Hint: Look at yesterday’s in class worksheet to find the code for visualizing the rotation matrix with arrows.
# capture the rotation matrix in a data frame
rotation_data <- data.frame(pca$rotation) %>%
rownames_to_column(var = "bird_feature")
# define a pleasing arrow style
arrow_style <- arrow(
length = unit(0.05, "inches"),
type = "closed"
)
# now plot, using geom_segment() for arrows and geom_text for labels
ggplot(rotation_data) +
geom_segment(aes(xend = PC1, yend = PC2), x = 0, y = 0, arrow = arrow_style) +
geom_text(aes(x = PC1, y = PC2, label = bird_feature), hjust = 0, size = 3, color = "red") +
xlim(-1., 1.25) +
ylim(-1., 1.) +
coord_fixed() # fix aspect ratio to 1:1
Question 3: Given the four plots from Questions 1 and 2, how do you interpret PC1 and PC2? What does PC1 tell you about a data point? What does PC2 tell you about a data point?
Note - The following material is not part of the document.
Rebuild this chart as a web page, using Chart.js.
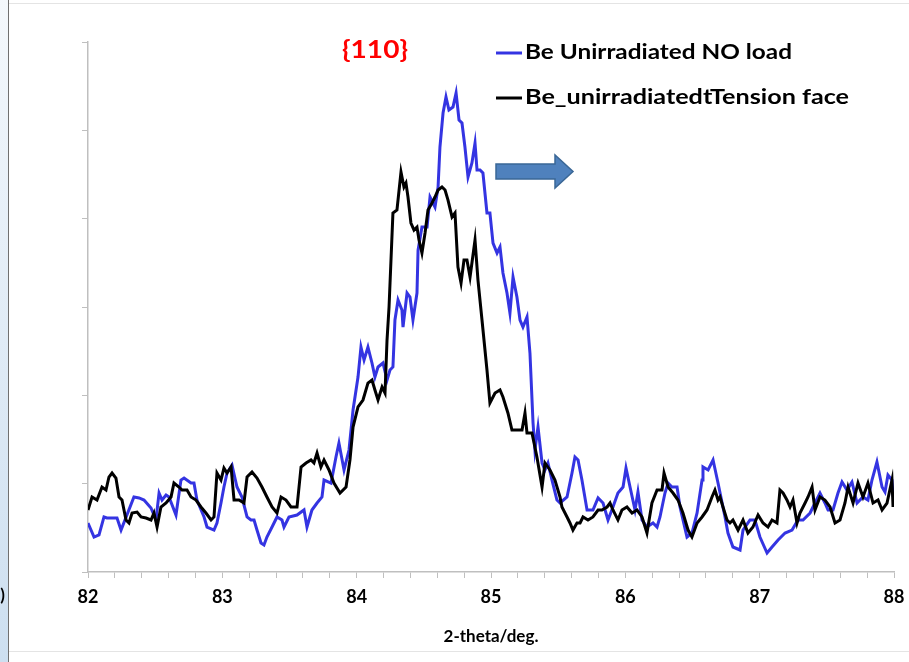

PC1 seems to measure the overall body size of the birds. All variables contribute positively to PC1, hence the larger an animal the larger its PC1 value.
PC2 seems to measure the difference between male and female birds. Most female birds score positively on PC2, and most male birds score negatively on PC2.
Question 4: What percentage of the variation in the data does PC1 explain?
Hint: Look at yesterday’s in class worksheet to find the calculation for relative variance of each principal component.
perc_variation <- 100 * (pca$sdev^2 / sum(pca$sdev^2))
perc_df <- data.frame(percent = perc_variation, princ_comp = 1:length(perc_variation))
ggplot(perc_df, aes(x = princ_comp, y = percent)) +
geom_col() +
geom_text(aes(label = round(percent, 2)), size = 4, vjust = -0.5) +
ylim(0, 70)
PC1 explains 59% of the variation in the data.
Question 5: Does the PCA suggest any specific physical characteristics for birds that survived? Consider only PC1 and PC2 for your answer.
Not really, dead and alive birds seem to be sprinkled all over the PC2-vs-PC1 plot. There is maybe a minor tendency for dead birds to score more negative on PC2.